What's the most favorable
sort of weather for your creative process?
Heavy weather.
When's the last time you changed your mind about something? I think I mean a radical shift of personal values -- regarding art ("Suddenly, I'm not crazy about Billie Holiday, in fact, I'm not even sure I'm spelling her name right"), regarding anything ("Actually, you can go home again").
Regarding art, I had a radical shift in values probably last year,
when I realized I could do anything I wanted in art, as long as I
made it work. Regarding anything, or life in general, I had a radical
shift in values about a year ago also, when I realized I could do
anything I wanted, as long as I made it work.

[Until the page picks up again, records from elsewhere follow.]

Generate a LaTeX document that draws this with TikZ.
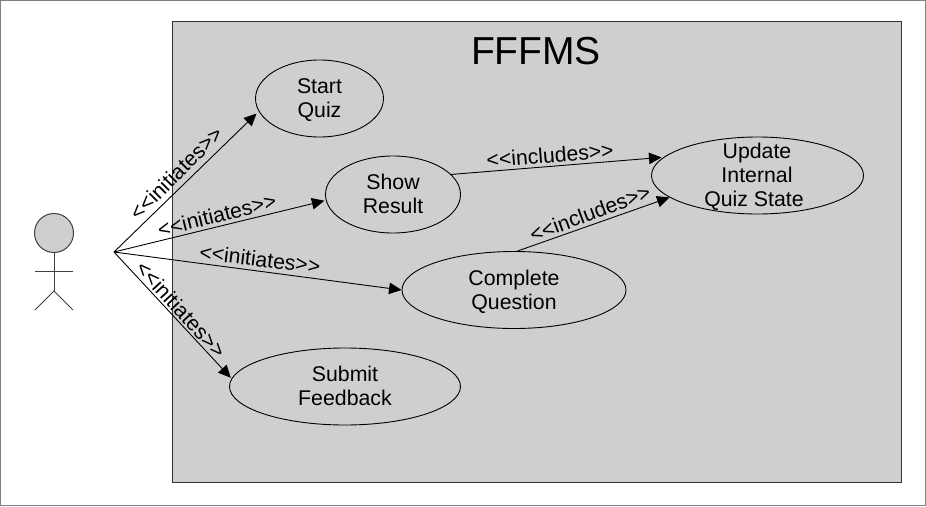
\documentclass[tikz,border=0pt]{standalone}
\usepackage{fontspec}
\setmainfont{Liberation Sans}
\usetikzlibrary{shapes.geometric,arrows.meta}
\newcommand{\opn}{<{}<}
\newcommand{\cls}{>{}>}
\newcommand{\firststrut}{\rule{0pt}{21pt}}
\tikzset{
  usecase/.style={ellipse,draw=black,line width=0.9pt,inner sep=0pt,align=center,font=\fontsize{21.3}{24}\selectfont},
  conn/.style={draw=black,line width=0.9pt,-{Triangle[length=12.5pt,width=11.5pt]}},
  lbl/.style={font=\fontsize{21.2}{24}\selectfont,inner sep=0pt},
  stick/.style={draw=black!75,line width=1pt}
}
\begin{document}
\begin{tikzpicture}[x=1pt,y=-1pt]
\useasboundingbox (0,0) rectangle (926,506);
\draw[draw=black!50,fill=white,line width=1pt] (0.5,0.5) rectangle (925.5,505.5);
\node[draw=black!80,fill=black!19,line width=1pt,minimum width=729pt,minimum height=461pt,inner sep=0pt] (system) at (536.5,251.8) {};
\node[font=\fontsize{39}{44}\selectfont,inner sep=0pt] (title) at (536,51) {FFFMS};
% actor
\node[circle,draw=black!75,fill=black!19,line width=1pt,minimum size=39pt,inner sep=0pt] (head) at (54,233) {};
\coordinate (hip) at (54,291);
\coordinate (arml) at (35,271);
\coordinate (armr) at (73,271);
\coordinate (legl) at (35,310);
\coordinate (legr) at (73,310);
\coordinate (src) at (114,252);
\draw[stick] (head.south) -- (hip);
\draw[stick] (arml) -- (armr);
\draw[stick] (legl) -- (hip) -- (legr);
% use cases
\node[usecase,minimum width=128pt,minimum height=77pt] (start) at (319.5,98.5) {\firststrut Start\\\strut Quiz};
\node[usecase,minimum width=135pt,minimum height=77pt] (show) at (393,194.5) {\firststrut Show\\\strut Result};
\node[usecase,minimum width=224pt,minimum height=77pt] (complete) at (514,290) {\rule{0pt}{23pt}Complete\\\strut Question};
\node[usecase,minimum width=231pt,minimum height=77pt] (submit) at (345,386.5) {\firststrut Submit\\\strut Feedback};
\node[usecase,minimum width=212pt,minimum height=77pt] (update) at (757.5,175.5) {};
\node[font=\fontsize{21.3}{24}\selectfont,align=center,inner sep=0pt] (updatetext) at (757,178) {\strut Update\\\strut Internal\\\strut Quiz State\hspace*{6pt}};
% connectors
\draw[conn,shorten >=3pt] (src) -- (start.192);
\draw[conn,shorten >=1.5pt] (src) -- (show.185);
\draw[conn] (src) -- (complete.180);
\draw[conn,shorten >=1pt] (src) -- (submit.176);
\draw[conn,shorten >=2pt] (show.19) -- (update.169);
\draw[conn] (complete.85) -- (update.194);
% labels
\node[lbl,rotate=45] (l1) at (176,173) {\opn initiates\cls};
\node[lbl,rotate=14] (l2) at (217,215) {\opn initiates\cls};
\node[lbl,rotate=-7] (l3) at (260,259) {\opn initiates\cls};
\node[lbl,rotate=-47.5] (l4) at (181,309.5) {\opn initiates\cls};
\node[lbl,rotate=4.6] (l5) at (550,155) {\opn includes\cls};
\node[lbl,rotate=20.5] (l6) at (590,213) {\opn includes\cls};
\end{tikzpicture}
\end{document}
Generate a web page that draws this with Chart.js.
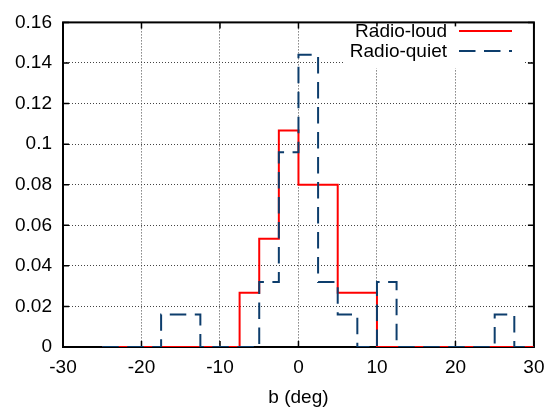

Did you ever go to a really
low rent amusement park that had trampolines stretched over shallow
pits and bounce and bounce and bounce and get really confident and
start bouncing from one trampoline to the next but then kind of lose
it and bounce in to your cousin Jeff and cause him to fall into a
split timber fence and knock out one of his teeth? Did you ever do
that?
Those places are outlawed in Ohio, and my cousin Jeff still has all
his teeth, as far as I know.
What can we, as a group,
do to increase the popularity of multi-stage bicycle racing as a spectator
sport in America?
We could throw parties and give out pencils with the website for
the Society for multi-stage bicycle racing as a spectator sport in
America printed on them.
I once had a creative writing
teacher tell me that he didn't understand why authors used science
fiction or magical realism to tell a story or impart a theme. Why
do you think we do, when good old realism might do the trick?

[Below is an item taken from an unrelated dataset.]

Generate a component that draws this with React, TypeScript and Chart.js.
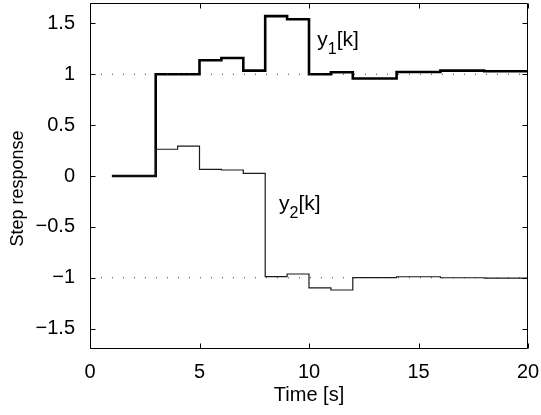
import React, { useEffect, useRef } from 'react';
import { Chart, registerables } from 'chart.js';

Chart.register(...registerables);

// ---- data ----
const timeSteps = [1, 2, 3, 4, 5, 6, 7, 8, 9, 10, 11, 12, 13, 14, 15, 16, 17, 18, 19, 20];
const y1Values = [0, 0, 1.0, 1.0, 1.137, 1.16, 1.035, 1.571, 1.541, 1.0, 1.02, 0.958, 0.958, 1.022, 1.022, 1.035, 1.035, 1.03, 1.03, 1.03];
const y2Values = [0, 0, 0.263, 0.293, 0.066, 0.059, 0.026, -0.989, -0.963, -1.1, -1.12, -0.999, -0.999, -0.99, -0.99, -1.0, -1.0, -1.004, -1.004, -1.004];
const refTimes = [0.5, 20];
const refLevels = [1, -1];
const xTicks = [0, 5, 10, 15, 20];
const yTicks = [-1.5, -1, -0.5, 0, 0.5, 1, 1.5];
const xLabel = 'Time [s]';
const yLabel = 'Step response     ';

const FONT = "'Liberation Sans', Arial, Helvetica, sans-serif";

const fmt = (v: number) => (v < 0 ? '\u2212' + String(Math.abs(v)) : String(v));

const framePlugin = {
  id: 'frameTicks',
  afterDraw(chart: any) {
    const { ctx, chartArea, scales } = chart;
    const { left, right, top, bottom } = chartArea;
    ctx.save();
    ctx.strokeStyle = '#000';
    ctx.lineWidth = 1;
    ctx.beginPath();
    const L = Math.round(left) + 0.5;
    const R = Math.round(right) - 0.5;
    const T = Math.round(top) + 0.5;
    const B = Math.round(bottom) - 0.5;
    ctx.rect(L, T, R - L, B - T);
    const tl = 5;
    xTicks.forEach((v) => {
      const px = Math.round(scales.x.getPixelForValue(v)) + 0.5;
      ctx.moveTo(px, B);
      ctx.lineTo(px, B - tl);
      ctx.moveTo(px, T);
      ctx.lineTo(px, T + tl);
    });
    yTicks.forEach((v) => {
      const py = Math.round(scales.y.getPixelForValue(v)) + 0.5;
      ctx.moveTo(L, py);
      ctx.lineTo(L + tl, py);
      ctx.moveTo(R, py);
      ctx.lineTo(R - tl, py);
    });
    ctx.stroke();
    ctx.restore();
  },
};

const labelsPlugin = {
  id: 'seriesLabels',
  afterDatasetsDraw(chart: any) {
    const { ctx, scales } = chart;
    const items = [
      { sub: '1', t: 10.38, v: 1.282 },
      { sub: '2', t: 8.63, v: -0.335 },
    ];
    ctx.save();
    ctx.fillStyle = '#000';
    ctx.textBaseline = 'alphabetic';
    ctx.textAlign = 'left';
    items.forEach((it) => {
      let x = scales.x.getPixelForValue(it.t);
      const y = scales.y.getPixelForValue(it.v);
      ctx.font = `21px ${FONT}`;
      ctx.fillText('y', x, y);
      x += ctx.measureText('y').width;
      ctx.font = `16px ${FONT}`;
      ctx.fillText(it.sub, x, y + 8);
      x += ctx.measureText(it.sub).width;
      ctx.font = `21px ${FONT}`;
      ctx.fillText('[k]', x, y);
    });
    ctx.restore();
  },
};

export default function App() {
  const ref = useRef<HTMLCanvasElement | null>(null);

  useEffect(() => {
    document.body.style.margin = '0';
    const canvas = ref.current;
    if (!canvas) return;
    const refDatasets = refLevels.map((lvl) => ({
      data: refTimes.map((t) => ({ x: t, y: lvl })),
      borderColor: '#333',
      borderWidth: 1,
      borderDash: [1, 10],
      pointRadius: 0,
      fill: false,
    }));
    const chart = new Chart(canvas, {
      type: 'line',
      data: {
        datasets: [
          ...refDatasets,
          {
            data: timeSteps.map((t, i) => ({ x: t, y: y2Values[i] })),
            stepped: 'before',
            borderColor: '#1a1a1a',
            borderWidth: 1.2,
            pointRadius: 0,
            fill: false,
          },
          {
            data: timeSteps.map((t, i) => ({ x: t, y: y1Values[i] })),
            stepped: 'before',
            borderColor: '#000',
            borderWidth: 2.6,
            pointRadius: 0,
            fill: false,
          },
        ] as any,
      },
      options: {
        responsive: false,
        animation: false,
        events: [],
        layout: { padding: { top: 3, right: 13, bottom: 0, left: 0 } },
        plugins: { legend: { display: false }, tooltip: { enabled: false } },
        scales: {
          x: {
            type: 'linear',
            min: 0,
            max: 20,
            afterBuildTicks: (s: any) => {
              s.ticks = xTicks.map((v) => ({ value: v }));
            },
            afterFit: (s: any) => {
              s.height = 66;
              s.paddingLeft = 0;
              s.paddingRight = 0;
            },
            grid: { display: false },
            border: { display: false },
            ticks: {
              padding: 3,
              color: '#000',
              maxRotation: 0,
              autoSkip: false,
              font: { family: FONT, size: 20 },
              callback: (v: any) => fmt(Number(v)),
            },
            title: {
              display: true,
              text: xLabel,
              color: '#000',
              font: { family: FONT, size: 20 },
              padding: { top: 0, bottom: 8 },
            },
          },
          y: {
            type: 'linear',
            min: -1.7,
            max: 1.7,
            afterBuildTicks: (s: any) => {
              s.ticks = yTicks.map((v) => ({ value: v }));
            },
            afterFit: (s: any) => {
              s.width = 90;
              s.paddingTop = 0;
              s.paddingBottom = 0;
            },
            grid: { display: false },
            border: { display: false },
            ticks: {
              padding: 7,
              color: '#000',
              autoSkip: false,
              font: { family: FONT, size: 20 },
              callback: (v: any) => fmt(Number(v)),
            },
            title: {
              display: true,
              text: yLabel,
              color: '#000',
              font: { family: FONT, size: 18 },
              padding: { top: 7, bottom: 0 },
            },
          },
        },
      } as any,
      plugins: [framePlugin, labelsPlugin],
    });
    return () => chart.destroy();
  }, []);

  return (
    <div style={{ width: 541, height: 415 }}>
      <canvas ref={ref} width={541} height={415} style={{ display: 'block', width: 541, height: 415 }} />
    </div>
  );
}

Even if realism might do the trick, sometimes how you impart a theme
or tell a story is as important as what the theme is.
Have you found that during
the Reagan-Bush-Bush-Quayle-Bush-Cheney era the quality of your writing
has gotten a little dodgier?
Not so much dodgier as filled with a sense of dread.

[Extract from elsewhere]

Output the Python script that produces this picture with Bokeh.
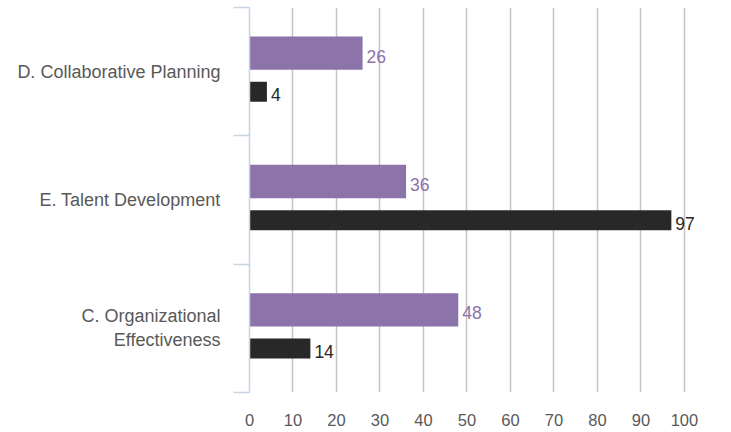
from bokeh.plotting import figure
from bokeh.models import Range1d, FixedTicker, LinearAxis, ColumnDataSource
from bokeh.transform import dodge
from bokeh.embed import file_html
from bokeh.resources import INLINE
from bokeh.core.properties import value

# ---- data (bottom to top) ----
categories = ["C. Organizational\nEffectiveness", "E. Talent Development", "D. Collaborative Planning"]
series_purple = [48, 36, 26]
series_black = [14, 97, 4]
x_ticks = [0, 10, 20, 30, 40, 50, 60, 70, 80, 90, 100]

PURPLE = "#8c73aa"
BLACK = "#282828"
FONT = "Liberation Sans"

positions = list(range(len(categories)))
src = ColumnDataSource(dict(
    y=positions,
    a=series_purple,
    b=series_black,
    a_lbl=[str(v) for v in series_purple],
    b_lbl=[str(v) for v in series_black],
))

p = figure(width=731, height=432,
           x_range=Range1d(0, 108.3), y_range=Range1d(-0.5, len(categories) - 0.5),
           output_backend="svg", toolbar_location=None,
           y_axis_location=None,
           min_border_left=249, min_border_top=7, min_border_right=11, min_border_bottom=40)
p.outline_line_color = None
p.background_fill_color = "white"
p.border_fill_color = "white"

# x axis
xa = p.xaxis[0]
xa.ticker = FixedTicker(ticks=x_ticks)
xa.axis_line_color = None
xa.major_tick_line_color = None
xa.minor_tick_line_color = None
xa.major_tick_out = 0
xa.major_tick_in = 0
xa.major_label_standoff = 21
xa.major_label_text_font = FONT
xa.major_label_text_font_size = "16.5px"
xa.major_label_text_color = "#595959"

# grid
p.xgrid.ticker = FixedTicker(ticks=x_ticks[1:])
p.xgrid.grid_line_color = "#c4c4c4"
p.xgrid.grid_line_width = 1.5
p.ygrid.grid_line_color = None

# inner left axis: category separators
boundaries = [i - 0.5 for i in range(len(categories) + 1)]
sep_axis = LinearAxis(ticker=FixedTicker(ticks=boundaries),
                      major_label_overrides={b: "" for b in boundaries},
                      major_label_text_font_size="0px",
                      major_label_standoff=0,
                      major_tick_out=16, major_tick_in=0,
                      minor_tick_line_color=None,
                      axis_line_color="#c5d3e4", axis_line_width=1.5,
                      major_tick_line_color="#c5d3e4", major_tick_line_width=1.5)
p.add_layout(sep_axis, "left")

# outer left axis: category labels
lab_axis = LinearAxis(ticker=FixedTicker(ticks=positions),
                      major_label_overrides={i: c for i, c in zip(positions, categories)},
                      major_label_standoff=13,
                      major_tick_out=0, major_tick_in=0,
                      major_tick_line_color=None, minor_tick_line_color=None,
                      axis_line_color=None,
                      major_label_text_font=FONT,
                      major_label_text_font_size="18px",
                      major_label_text_color="#595959")
p.add_layout(lab_axis, "left")

# bars
p.hbar(y=dodge("y", 0.144, range=p.y_range), left=0, right="a", height=0.26,
       source=src, fill_color=PURPLE, line_color=None)
p.hbar(y=dodge("y", -0.157, range=p.y_range), left=0, right="b", height=0.156,
       source=src, fill_color=BLACK, line_color=None)

# value labels
p.text(x="a", y=dodge("y", 0.144, range=p.y_range), text="a_lbl", source=src,
       x_offset=4, y_offset=3, text_baseline="middle", text_align="left",
       text_font=value(FONT), text_font_size="17.5px", text_color=PURPLE)
p.text(x="b", y=dodge("y", -0.157, range=p.y_range), text="b_lbl", source=src,
       x_offset=4, y_offset=3, text_baseline="middle", text_align="left",
       text_font=value(FONT), text_font_size="17.5px", text_color=BLACK)

open("out.html", "w").write(file_html(p, INLINE))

What is the meaning of life?
A reviewer once criticized a story of mine for raising this question
and not answering it. I'm still not answering. Unless you buy me a
cocktail.
Can you say something, particularly
in light of these grave times, about the writer's role or responsibility
in the creation of work that is purely literary, that is the work
of the imagination, as opposed to work that serves more overtly and
diras a voice of conscience?
I
think that writing can be purely literary and still serve overtly
and directly as a voice of conscience. And I think that writers, like
anyone else, have a choice in how they make their work. I myself think
we need writing that is purely literary, writing that is purely a
voice of conscience, and writing that is both literary and a voice
of conscience. We need the purely literary as a form of healing for
our imaginations. We need the voices of conscience as a form of healing
and direction for our cultures. We need writing that is both purely
literary and a voice of conscience that bridges reconnects our conscience
beings with our imaginations, so that we can begin making the world
over again, for the better, I hope.
Gertrude Stein said: "I
have destroyed sentences and rhythms and literary overtones and all
the rest of that nonsense, to get to the very core of this problem
of communication of intuition." The relationship of form to content.
Form as it facilitates communication, particularly communication of
the remote, of the mysterious. Form as it permits the dramatization
of states of mind. As it serves to make comprehensible the incomprehensible.
What are your views on this subject?
It's important to allow new forms to arise out of states of mind,
to allow for new, possibly remote, possibly mysterious, or perhaps
necessarily remote and mysterious ideas or feelings to come into being.
With each new name, the world becomes a bit more complicated, and
in that complication, a bit easier to understand each other.